Atrelado às relações de gênero um outro fator que influencia
a auto-estima é a idéia de superação das dificuldades. O “gostar de
si e valorizar-se” está ligado ao fato de ter sido capaz de suportar
situações difíceis e não ter sucumbido:
(....) Mas às vezes eu olho pra mim, assim, no espelho,
e me sinto uma vencedora. Por tudo o que eu já passei. Hoje eu tô
aqui firme ainda lutando, com força pra lutar. E tem horas que a gente
tem vontade de desistir, né. Mas parece que... eu olho assim pra cima
e peço força pra Deus ( é verdade o que eu tô dizendo) e acho que
Deus tá sempre do lado aqui, dando uma força. É por isto que eu gosto
de mim (...).
(....) E já teve época na minha vida que se eu não
gostasse de mim, já tinha me suicidado. Porque já veio um época muito
difícil na minha vida. Porque eu fiquei com dois filhos para criar,
uma com um ano e sete meses, outra com três anos, sozinha, sem ninguém,
sabe, me veio pensamentos ruins mesmo. Depois eu parei, pedi pra Deus
tirar estes pensamentos ruins da cabeça. E olhei pra dentro de mim,
vi que não merecia nada daquilo e que eu ia vencer (...).
Nos depoimentos acima observamos que, se por um lado
há a afirmação da auto-estima, a valorização por todos os obstáculos
superados e o reconhecimento de si e de seus méritos, por outro, percebe-se
como a religião exerce forte influência nas representações do feminino.

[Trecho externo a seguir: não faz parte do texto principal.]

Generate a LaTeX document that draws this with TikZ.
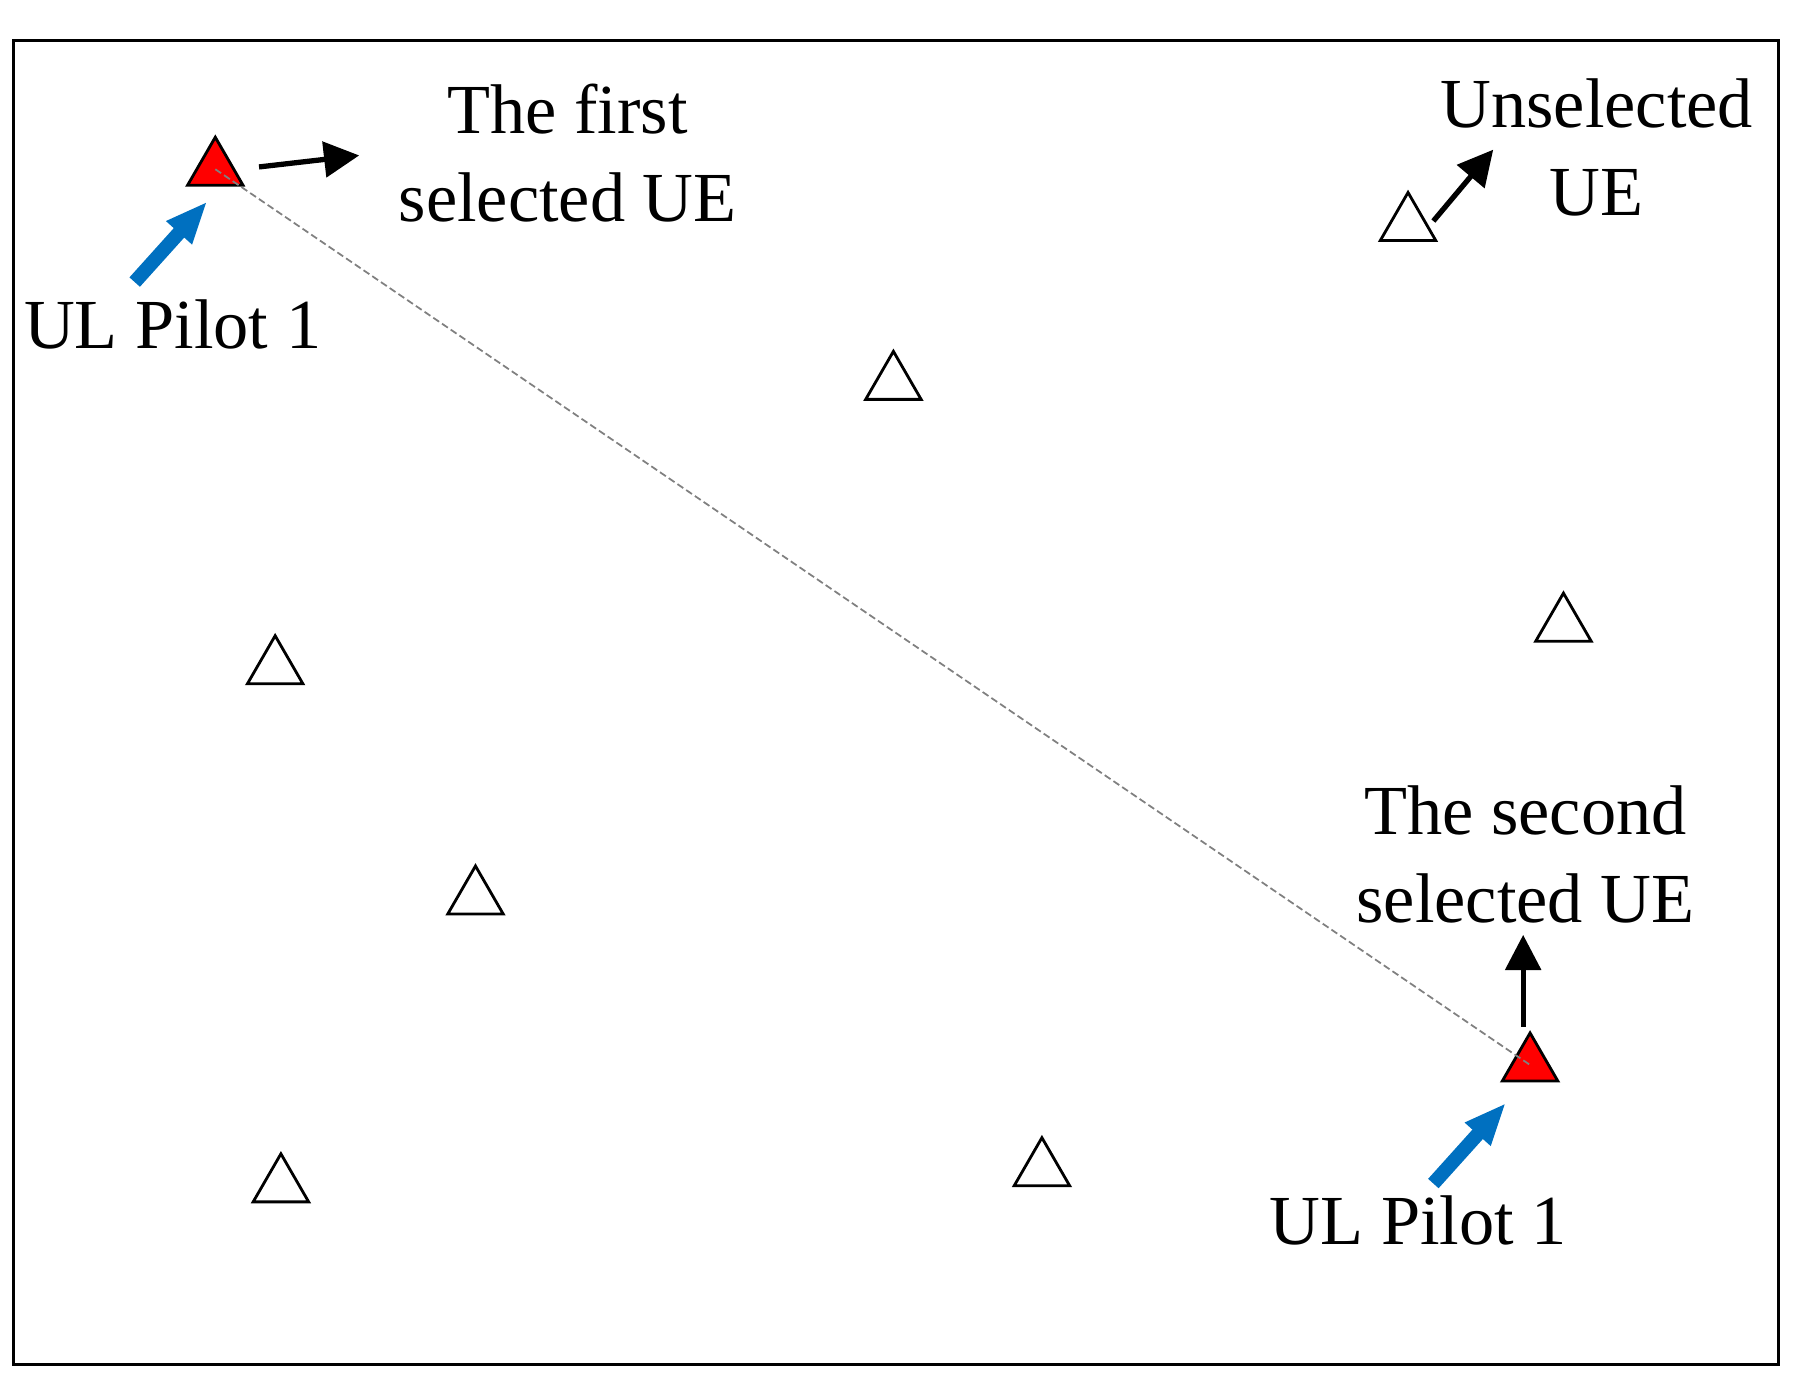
\documentclass[tikz,border=0pt]{standalone}
\usepackage{fontspec}
\setmainfont{Liberation Serif}
\usetikzlibrary{shapes.geometric,arrows.meta}
\begin{document}
\begin{tikzpicture}[x=0.01151cm,y=-0.01151cm,
  ue/.style={regular polygon,regular polygon sides=3,minimum size=0.64cm,inner sep=0pt,draw=black,line width=0.8pt,fill=white},
  sel/.style={ue,fill=red},
  lbl/.style={font=\fontsize{20}{25}\selectfont,align=center,inner sep=0pt},
  blk/.style={-{Triangle[length=10pt,width=10pt]},line width=1.5pt},
  blu/.style={-{Triangle[length=12pt,width=9pt]},line width=4pt,draw={rgb,255:red,0;green,112;blue,192},color={rgb,255:red,0;green,112;blue,192}}]
\useasboundingbox (0,0) rectangle (1560,1210);
\coordinate (f1) at (12,35); \coordinate (f2) at (1545,1185);
\draw[line width=0.8pt] (f1) rectangle (f2);
\node[sel] (r1) at (187,147) {};
\node[sel] (r2) at (1329,925) {};
\node[ue] (u1) at (1223,195) {};
\node[ue] (u2) at (776,333) {};
\node[ue] (u3) at (1358,543) {};
\node[ue] (u4) at (239,580) {};
\node[ue] (u5) at (413,780) {};
\node[ue] (u6) at (244,1030) {};
\node[ue] (u7) at (905,1016) {};
\draw[gray,dash pattern=on 2pt off 1pt,line width=0.5pt] (r1.center) -- (r2.center);
\node[lbl] (t1) at (493,133) {The first\\selected UE};
\node[lbl] (t2) at (1387,128) {Unselected\\UE};
\node[lbl] (t3) at (150,282) {UL Pilot 1};
\node[lbl] (t4) at (1325,742) {The second\\selected UE};
\node[lbl] (t5) at (1232,1060) {UL Pilot 1};
\coordinate (a1s) at (225,145); \coordinate (a1e) at (312,135);
\coordinate (a2s) at (1245,192); \coordinate (a2e) at (1297,130);
\coordinate (a3s) at (1323,892); \coordinate (a3e) at (1323,812);
\coordinate (b1s) at (117,245); \coordinate (b1e) at (180,175);
\coordinate (b2s) at (1245,1028); \coordinate (b2e) at (1308,958);
\draw[blk] (a1s) -- (a1e);
\draw[blk] (a2s) -- (a2e);
\draw[blk] (a3s) -- (a3e);
\draw[blu] (b1s) -- (b1e);
\draw[blu] (b2s) -- (b2e);
\end{tikzpicture}
\end{document}
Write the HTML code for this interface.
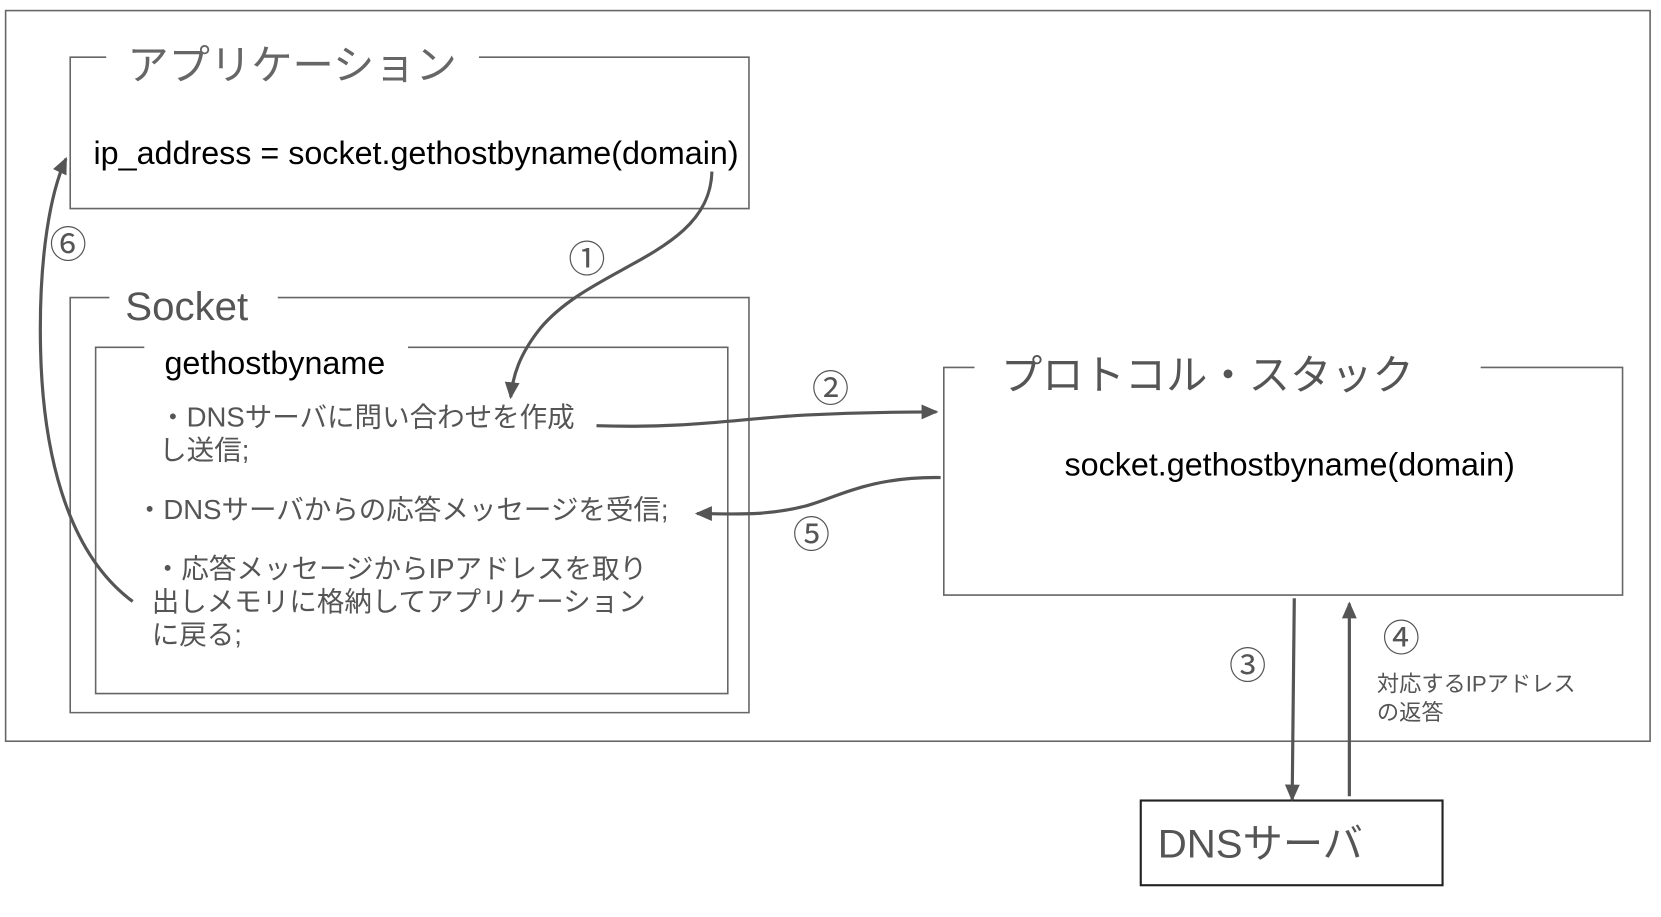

Os depoimentos são perpassados por uma idéia de superação
dos obstáculos, que está mais atrelada a uma força externa (no caso,
Deus) do que à potência da própria mulher.
Associado a este fato há o pano de fundo do ideário
cristão, de que é preciso um sofrimento muito grande para se chegar
ao mérito. Algo como “quanto maior o sofrimento maior o mérito”. Uma
concepção de gênero próxima das mártiris, do feminino santificado.
Sem sofrimento existiria o reconhecimento do mérito?